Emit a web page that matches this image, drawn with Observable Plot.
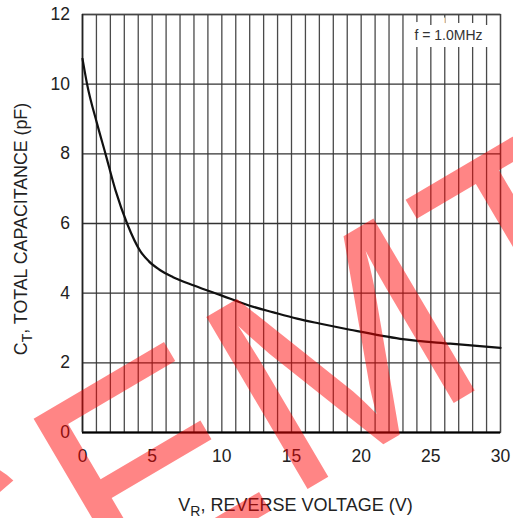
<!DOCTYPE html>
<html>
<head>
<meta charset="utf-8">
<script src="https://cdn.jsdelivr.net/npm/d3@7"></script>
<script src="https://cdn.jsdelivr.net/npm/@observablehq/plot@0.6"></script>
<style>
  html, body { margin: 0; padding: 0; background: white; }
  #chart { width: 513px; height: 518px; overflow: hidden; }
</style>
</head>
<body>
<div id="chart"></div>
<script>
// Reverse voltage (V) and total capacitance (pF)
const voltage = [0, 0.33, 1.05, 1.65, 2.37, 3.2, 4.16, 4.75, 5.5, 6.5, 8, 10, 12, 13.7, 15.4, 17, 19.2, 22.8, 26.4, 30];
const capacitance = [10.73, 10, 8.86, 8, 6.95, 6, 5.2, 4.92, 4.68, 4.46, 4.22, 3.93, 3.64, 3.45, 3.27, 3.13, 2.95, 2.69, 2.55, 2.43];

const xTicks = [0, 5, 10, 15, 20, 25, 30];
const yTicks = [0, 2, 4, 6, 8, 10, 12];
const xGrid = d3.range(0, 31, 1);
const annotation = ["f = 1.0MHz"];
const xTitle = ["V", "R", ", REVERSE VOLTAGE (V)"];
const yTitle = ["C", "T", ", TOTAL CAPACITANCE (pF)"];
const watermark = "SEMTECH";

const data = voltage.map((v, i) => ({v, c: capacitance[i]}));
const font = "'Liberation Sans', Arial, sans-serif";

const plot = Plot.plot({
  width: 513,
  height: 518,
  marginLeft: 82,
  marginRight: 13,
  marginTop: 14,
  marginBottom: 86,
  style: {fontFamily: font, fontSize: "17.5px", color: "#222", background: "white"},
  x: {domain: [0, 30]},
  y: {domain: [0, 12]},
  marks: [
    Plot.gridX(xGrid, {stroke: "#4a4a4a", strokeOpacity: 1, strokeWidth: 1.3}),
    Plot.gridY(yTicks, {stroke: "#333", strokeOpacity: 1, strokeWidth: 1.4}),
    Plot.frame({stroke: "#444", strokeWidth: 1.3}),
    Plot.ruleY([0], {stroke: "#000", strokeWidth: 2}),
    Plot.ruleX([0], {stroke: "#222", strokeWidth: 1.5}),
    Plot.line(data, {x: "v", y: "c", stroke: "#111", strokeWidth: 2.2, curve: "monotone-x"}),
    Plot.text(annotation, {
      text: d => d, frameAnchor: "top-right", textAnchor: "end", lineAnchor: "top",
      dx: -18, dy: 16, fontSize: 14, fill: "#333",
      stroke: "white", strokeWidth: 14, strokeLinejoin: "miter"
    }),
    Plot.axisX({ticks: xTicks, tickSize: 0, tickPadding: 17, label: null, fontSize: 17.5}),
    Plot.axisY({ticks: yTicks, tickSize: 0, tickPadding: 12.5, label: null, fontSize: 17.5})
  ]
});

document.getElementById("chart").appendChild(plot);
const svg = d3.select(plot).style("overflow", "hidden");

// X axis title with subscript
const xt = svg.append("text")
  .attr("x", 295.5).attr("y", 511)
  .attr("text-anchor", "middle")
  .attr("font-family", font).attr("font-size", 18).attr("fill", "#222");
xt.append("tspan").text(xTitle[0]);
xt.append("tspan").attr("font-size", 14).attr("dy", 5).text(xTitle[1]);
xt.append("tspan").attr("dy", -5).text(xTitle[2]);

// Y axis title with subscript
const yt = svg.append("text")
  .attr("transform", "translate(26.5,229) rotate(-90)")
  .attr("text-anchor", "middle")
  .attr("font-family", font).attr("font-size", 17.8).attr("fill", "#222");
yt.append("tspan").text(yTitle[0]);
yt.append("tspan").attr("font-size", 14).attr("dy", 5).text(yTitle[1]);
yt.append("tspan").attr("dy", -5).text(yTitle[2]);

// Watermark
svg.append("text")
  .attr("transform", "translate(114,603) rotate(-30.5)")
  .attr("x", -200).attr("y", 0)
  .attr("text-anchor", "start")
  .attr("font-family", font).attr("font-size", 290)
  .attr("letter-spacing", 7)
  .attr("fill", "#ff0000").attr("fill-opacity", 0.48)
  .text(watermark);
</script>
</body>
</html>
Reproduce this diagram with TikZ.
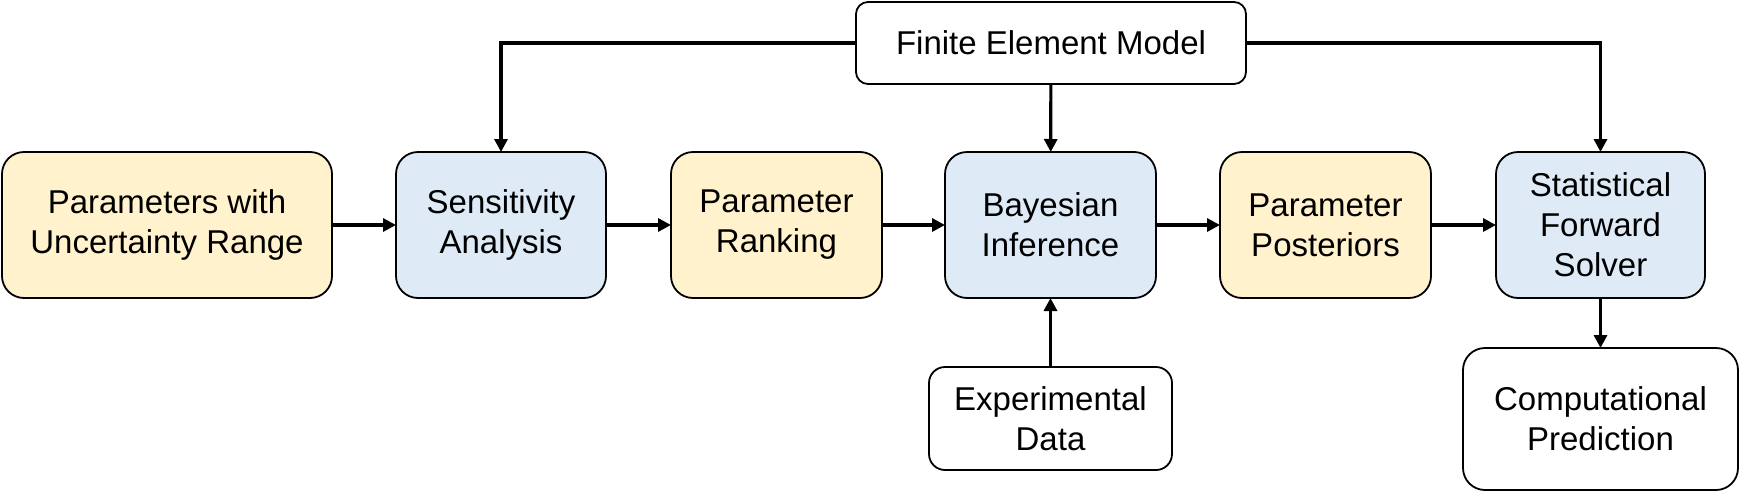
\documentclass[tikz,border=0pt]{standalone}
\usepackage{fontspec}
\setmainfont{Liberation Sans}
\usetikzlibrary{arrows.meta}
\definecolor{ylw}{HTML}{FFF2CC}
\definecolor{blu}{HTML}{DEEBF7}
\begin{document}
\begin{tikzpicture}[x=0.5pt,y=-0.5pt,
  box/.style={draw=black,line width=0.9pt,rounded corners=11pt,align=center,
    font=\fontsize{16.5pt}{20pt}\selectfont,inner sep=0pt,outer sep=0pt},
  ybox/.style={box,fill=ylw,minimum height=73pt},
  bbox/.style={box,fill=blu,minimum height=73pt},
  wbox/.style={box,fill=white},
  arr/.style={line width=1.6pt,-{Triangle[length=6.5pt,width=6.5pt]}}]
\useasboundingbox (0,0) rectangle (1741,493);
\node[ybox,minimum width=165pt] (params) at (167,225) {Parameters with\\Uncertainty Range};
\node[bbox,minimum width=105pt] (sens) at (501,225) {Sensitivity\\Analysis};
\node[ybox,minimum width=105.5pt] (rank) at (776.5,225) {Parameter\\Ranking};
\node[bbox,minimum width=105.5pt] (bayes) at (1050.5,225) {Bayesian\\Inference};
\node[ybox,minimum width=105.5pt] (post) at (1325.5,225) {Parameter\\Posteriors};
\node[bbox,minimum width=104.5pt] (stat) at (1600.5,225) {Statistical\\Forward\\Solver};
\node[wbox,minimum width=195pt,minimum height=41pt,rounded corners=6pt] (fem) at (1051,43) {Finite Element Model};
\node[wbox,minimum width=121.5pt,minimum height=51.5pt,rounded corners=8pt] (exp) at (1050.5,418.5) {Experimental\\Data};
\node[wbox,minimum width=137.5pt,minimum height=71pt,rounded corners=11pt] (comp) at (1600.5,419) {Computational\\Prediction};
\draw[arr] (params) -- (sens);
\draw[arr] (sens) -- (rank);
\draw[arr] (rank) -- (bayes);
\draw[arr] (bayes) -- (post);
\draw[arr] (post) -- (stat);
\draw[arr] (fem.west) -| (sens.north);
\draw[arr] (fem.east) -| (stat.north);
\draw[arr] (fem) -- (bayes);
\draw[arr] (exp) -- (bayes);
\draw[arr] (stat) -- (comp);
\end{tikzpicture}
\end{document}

::::::

_Required work:_ Your task is to reproduce all of the material exactly. The pictures stay out.

_Answer to the problem:_
Emit a web page that matches this image, drawn with Observable Plot.
<!DOCTYPE html>
<html>
<head>
<meta charset="utf-8">
<script src="https://cdn.jsdelivr.net/npm/d3@7"></script>
<script src="https://cdn.jsdelivr.net/npm/@observablehq/plot@0.6"></script>
<style>
  html, body { margin: 0; padding: 0; background: white; }
  #chart { width: 513px; height: 518px; overflow: hidden; }
</style>
</head>
<body>
<div id="chart"></div>
<script>
// Reverse voltage (V) and total capacitance (pF)
const voltage = [0, 0.33, 1.05, 1.65, 2.37, 3.2, 4.16, 4.75, 5.5, 6.5, 8, 10, 12, 13.7, 15.4, 17, 19.2, 22.8, 26.4, 30];
const capacitance = [10.73, 10, 8.86, 8, 6.95, 6, 5.2, 4.92, 4.68, 4.46, 4.22, 3.93, 3.64, 3.45, 3.27, 3.13, 2.95, 2.69, 2.55, 2.43];

const xTicks = [0, 5, 10, 15, 20, 25, 30];
const yTicks = [0, 2, 4, 6, 8, 10, 12];
const xGrid = d3.range(0, 31, 1);
const annotation = ["f = 1.0MHz"];
const xTitle = ["V", "R", ", REVERSE VOLTAGE (V)"];
const yTitle = ["C", "T", ", TOTAL CAPACITANCE (pF)"];
const watermark = "SEMTECH";

const data = voltage.map((v, i) => ({v, c: capacitance[i]}));
const font = "'Liberation Sans', Arial, sans-serif";

const plot = Plot.plot({
  width: 513,
  height: 518,
  marginLeft: 82,
  marginRight: 13,
  marginTop: 14,
  marginBottom: 86,
  style: {fontFamily: font, fontSize: "17.5px", color: "#222", background: "white"},
  x: {domain: [0, 30]},
  y: {domain: [0, 12]},
  marks: [
    Plot.gridX(xGrid, {stroke: "#4a4a4a", strokeOpacity: 1, strokeWidth: 1.3}),
    Plot.gridY(yTicks, {stroke: "#333", strokeOpacity: 1, strokeWidth: 1.4}),
    Plot.frame({stroke: "#444", strokeWidth: 1.3}),
    Plot.ruleY([0], {stroke: "#000", strokeWidth: 2}),
    Plot.ruleX([0], {stroke: "#222", strokeWidth: 1.5}),
    Plot.line(data, {x: "v", y: "c", stroke: "#111", strokeWidth: 2.2, curve: "monotone-x"}),
    Plot.text(annotation, {
      text: d => d, frameAnchor: "top-right", textAnchor: "end", lineAnchor: "top",
      dx: -18, dy: 16, fontSize: 14, fill: "#333",
      stroke: "white", strokeWidth: 14, strokeLinejoin: "miter"
    }),
    Plot.axisX({ticks: xTicks, tickSize: 0, tickPadding: 17, label: null, fontSize: 17.5}),
    Plot.axisY({ticks: yTicks, tickSize: 0, tickPadding: 12.5, label: null, fontSize: 17.5})
  ]
});

document.getElementById("chart").appendChild(plot);
const svg = d3.select(plot).style("overflow", "hidden");

// X axis title with subscript
const xt = svg.append("text")
  .attr("x", 295.5).attr("y", 511)
  .attr("text-anchor", "middle")
  .attr("font-family", font).attr("font-size", 18).attr("fill", "#222");
xt.append("tspan").text(xTitle[0]);
xt.append("tspan").attr("font-size", 14).attr("dy", 5).text(xTitle[1]);
xt.append("tspan").attr("dy", -5).text(xTitle[2]);

// Y axis title with subscript
const yt = svg.append("text")
  .attr("transform", "translate(26.5,229) rotate(-90)")
  .attr("text-anchor", "middle")
  .attr("font-family", font).attr("font-size", 17.8).attr("fill", "#222");
yt.append("tspan").text(yTitle[0]);
yt.append("tspan").attr("font-size", 14).attr("dy", 5).text(yTitle[1]);
yt.append("tspan").attr("dy", -5).text(yTitle[2]);

// Watermark
svg.append("text")
  .attr("transform", "translate(114,603) rotate(-30.5)")
  .attr("x", -200).attr("y", 0)
  .attr("text-anchor", "start")
  .attr("font-family", font).attr("font-size", 290)
  .attr("letter-spacing", 7)
  .attr("fill", "#ff0000").attr("fill-opacity", 0.48)
  .text(watermark);
</script>
</body>
</html>
Reproduce this diagram with TikZ.
\documentclass[tikz,border=0pt]{standalone}
\usepackage{fontspec}
\setmainfont{Liberation Sans}
\usetikzlibrary{arrows.meta}
\definecolor{ylw}{HTML}{FFF2CC}
\definecolor{blu}{HTML}{DEEBF7}
\begin{document}
\begin{tikzpicture}[x=0.5pt,y=-0.5pt,
  box/.style={draw=black,line width=0.9pt,rounded corners=11pt,align=center,
    font=\fontsize{16.5pt}{20pt}\selectfont,inner sep=0pt,outer sep=0pt},
  ybox/.style={box,fill=ylw,minimum height=73pt},
  bbox/.style={box,fill=blu,minimum height=73pt},
  wbox/.style={box,fill=white},
  arr/.style={line width=1.6pt,-{Triangle[length=6.5pt,width=6.5pt]}}]
\useasboundingbox (0,0) rectangle (1741,493);
\node[ybox,minimum width=165pt] (params) at (167,225) {Parameters with\\Uncertainty Range};
\node[bbox,minimum width=105pt] (sens) at (501,225) {Sensitivity\\Analysis};
\node[ybox,minimum width=105.5pt] (rank) at (776.5,225) {Parameter\\Ranking};
\node[bbox,minimum width=105.5pt] (bayes) at (1050.5,225) {Bayesian\\Inference};
\node[ybox,minimum width=105.5pt] (post) at (1325.5,225) {Parameter\\Posteriors};
\node[bbox,minimum width=104.5pt] (stat) at (1600.5,225) {Statistical\\Forward\\Solver};
\node[wbox,minimum width=195pt,minimum height=41pt,rounded corners=6pt] (fem) at (1051,43) {Finite Element Model};
\node[wbox,minimum width=121.5pt,minimum height=51.5pt,rounded corners=8pt] (exp) at (1050.5,418.5) {Experimental\\Data};
\node[wbox,minimum width=137.5pt,minimum height=71pt,rounded corners=11pt] (comp) at (1600.5,419) {Computational\\Prediction};
\draw[arr] (params) -- (sens);
\draw[arr] (sens) -- (rank);
\draw[arr] (rank) -- (bayes);
\draw[arr] (bayes) -- (post);
\draw[arr] (post) -- (stat);
\draw[arr] (fem.west) -| (sens.north);
\draw[arr] (fem.east) -| (stat.north);
\draw[arr] (fem) -- (bayes);
\draw[arr] (exp) -- (bayes);
\draw[arr] (stat) -- (comp);
\end{tikzpicture}
\end{document}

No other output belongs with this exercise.